[begin Available data]

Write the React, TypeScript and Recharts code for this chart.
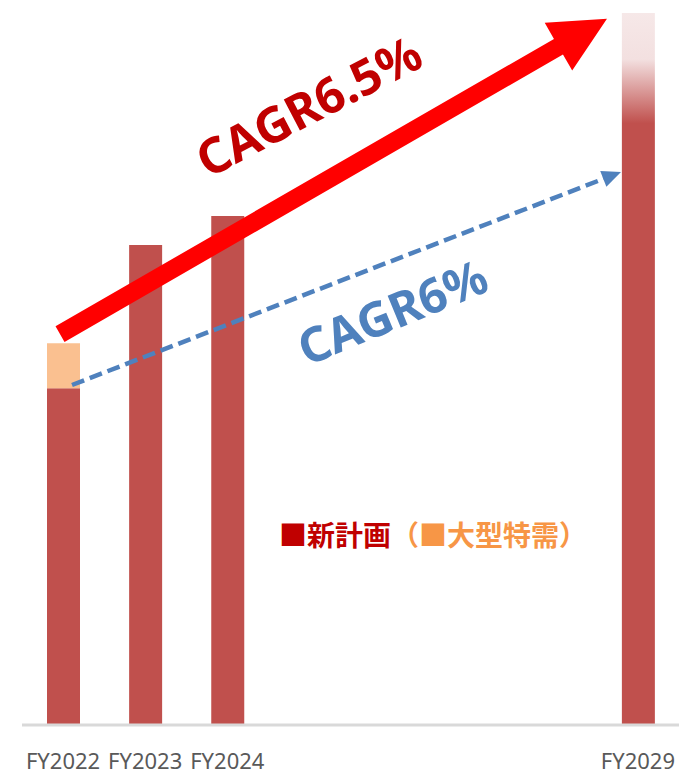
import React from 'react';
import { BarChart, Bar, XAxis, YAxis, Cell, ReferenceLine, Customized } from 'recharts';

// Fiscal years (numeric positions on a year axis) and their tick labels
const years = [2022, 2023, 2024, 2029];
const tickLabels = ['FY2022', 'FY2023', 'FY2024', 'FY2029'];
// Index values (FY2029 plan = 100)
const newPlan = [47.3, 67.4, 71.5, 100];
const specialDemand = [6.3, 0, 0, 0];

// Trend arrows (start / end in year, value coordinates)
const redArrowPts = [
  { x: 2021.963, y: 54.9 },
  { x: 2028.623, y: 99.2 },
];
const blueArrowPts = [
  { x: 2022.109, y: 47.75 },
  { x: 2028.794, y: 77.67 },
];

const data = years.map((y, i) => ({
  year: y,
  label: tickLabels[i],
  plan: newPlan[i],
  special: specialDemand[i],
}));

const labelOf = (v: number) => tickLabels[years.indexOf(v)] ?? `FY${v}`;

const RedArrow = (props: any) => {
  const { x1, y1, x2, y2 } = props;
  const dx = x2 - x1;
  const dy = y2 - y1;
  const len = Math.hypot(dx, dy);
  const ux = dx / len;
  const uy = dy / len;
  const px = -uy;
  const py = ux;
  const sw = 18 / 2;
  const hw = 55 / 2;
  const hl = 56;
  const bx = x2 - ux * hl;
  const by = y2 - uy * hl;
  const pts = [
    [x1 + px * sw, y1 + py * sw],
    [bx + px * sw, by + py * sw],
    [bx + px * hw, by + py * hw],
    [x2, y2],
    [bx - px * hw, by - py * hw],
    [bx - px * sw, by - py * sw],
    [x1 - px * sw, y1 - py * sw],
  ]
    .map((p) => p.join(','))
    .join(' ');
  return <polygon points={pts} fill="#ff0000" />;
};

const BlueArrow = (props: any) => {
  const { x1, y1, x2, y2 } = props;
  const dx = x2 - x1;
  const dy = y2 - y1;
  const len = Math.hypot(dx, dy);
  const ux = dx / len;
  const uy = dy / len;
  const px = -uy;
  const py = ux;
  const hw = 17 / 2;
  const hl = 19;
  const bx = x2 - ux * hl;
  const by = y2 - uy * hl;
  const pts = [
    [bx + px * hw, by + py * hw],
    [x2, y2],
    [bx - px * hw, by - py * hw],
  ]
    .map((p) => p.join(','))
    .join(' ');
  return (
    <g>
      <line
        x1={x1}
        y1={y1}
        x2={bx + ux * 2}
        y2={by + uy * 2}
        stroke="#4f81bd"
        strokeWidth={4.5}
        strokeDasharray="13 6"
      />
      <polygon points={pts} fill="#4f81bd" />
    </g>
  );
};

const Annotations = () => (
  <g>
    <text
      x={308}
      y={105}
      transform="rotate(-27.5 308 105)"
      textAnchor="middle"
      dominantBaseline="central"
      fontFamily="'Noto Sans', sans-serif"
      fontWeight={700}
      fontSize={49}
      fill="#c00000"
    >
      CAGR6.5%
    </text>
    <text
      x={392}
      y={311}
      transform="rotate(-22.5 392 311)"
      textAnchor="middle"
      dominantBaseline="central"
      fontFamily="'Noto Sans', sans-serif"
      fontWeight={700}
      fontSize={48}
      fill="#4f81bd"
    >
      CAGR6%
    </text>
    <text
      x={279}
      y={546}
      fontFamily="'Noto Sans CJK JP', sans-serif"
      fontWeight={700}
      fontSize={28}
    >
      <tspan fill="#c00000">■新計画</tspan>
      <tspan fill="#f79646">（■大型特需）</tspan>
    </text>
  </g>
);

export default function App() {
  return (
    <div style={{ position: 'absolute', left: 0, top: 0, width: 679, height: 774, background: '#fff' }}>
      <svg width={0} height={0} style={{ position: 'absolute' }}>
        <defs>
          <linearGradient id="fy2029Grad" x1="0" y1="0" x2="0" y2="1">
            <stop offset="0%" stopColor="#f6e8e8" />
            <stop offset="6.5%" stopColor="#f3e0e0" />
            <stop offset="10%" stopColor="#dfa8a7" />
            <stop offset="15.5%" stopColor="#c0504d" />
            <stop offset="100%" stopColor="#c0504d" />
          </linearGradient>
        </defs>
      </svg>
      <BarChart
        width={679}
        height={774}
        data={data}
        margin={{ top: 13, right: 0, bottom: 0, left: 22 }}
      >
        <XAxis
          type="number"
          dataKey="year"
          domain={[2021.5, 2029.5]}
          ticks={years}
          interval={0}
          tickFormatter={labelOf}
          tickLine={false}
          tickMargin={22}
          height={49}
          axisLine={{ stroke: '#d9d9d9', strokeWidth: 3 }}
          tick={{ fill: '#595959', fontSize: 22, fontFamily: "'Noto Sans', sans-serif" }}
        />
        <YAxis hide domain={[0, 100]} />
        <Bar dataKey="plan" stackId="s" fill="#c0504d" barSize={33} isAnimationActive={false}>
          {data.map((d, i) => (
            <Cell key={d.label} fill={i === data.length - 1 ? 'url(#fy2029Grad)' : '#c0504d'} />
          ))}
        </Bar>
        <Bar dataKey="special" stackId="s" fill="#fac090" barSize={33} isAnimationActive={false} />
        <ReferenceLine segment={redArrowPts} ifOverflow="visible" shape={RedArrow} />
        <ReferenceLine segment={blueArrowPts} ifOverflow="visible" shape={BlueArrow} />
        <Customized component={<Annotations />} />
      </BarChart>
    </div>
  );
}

[end Available data]

- **What the task requires**: Pictures are excluded: retype only the lines from the beginning of the listing above through the line with "const specialDemand = [6.3, 0, 0, 0];", both included.

- **Task response**:
Write the React, TypeScript and Recharts code for this chart.
import React from 'react';
import { BarChart, Bar, XAxis, YAxis, Cell, ReferenceLine, Customized } from 'recharts';

// Fiscal years (numeric positions on a year axis) and their tick labels
const years = [2022, 2023, 2024, 2029];
const tickLabels = ['FY2022', 'FY2023', 'FY2024', 'FY2029'];
// Index values (FY2029 plan = 100)
const newPlan = [47.3, 67.4, 71.5, 100];
const specialDemand = [6.3, 0, 0, 0];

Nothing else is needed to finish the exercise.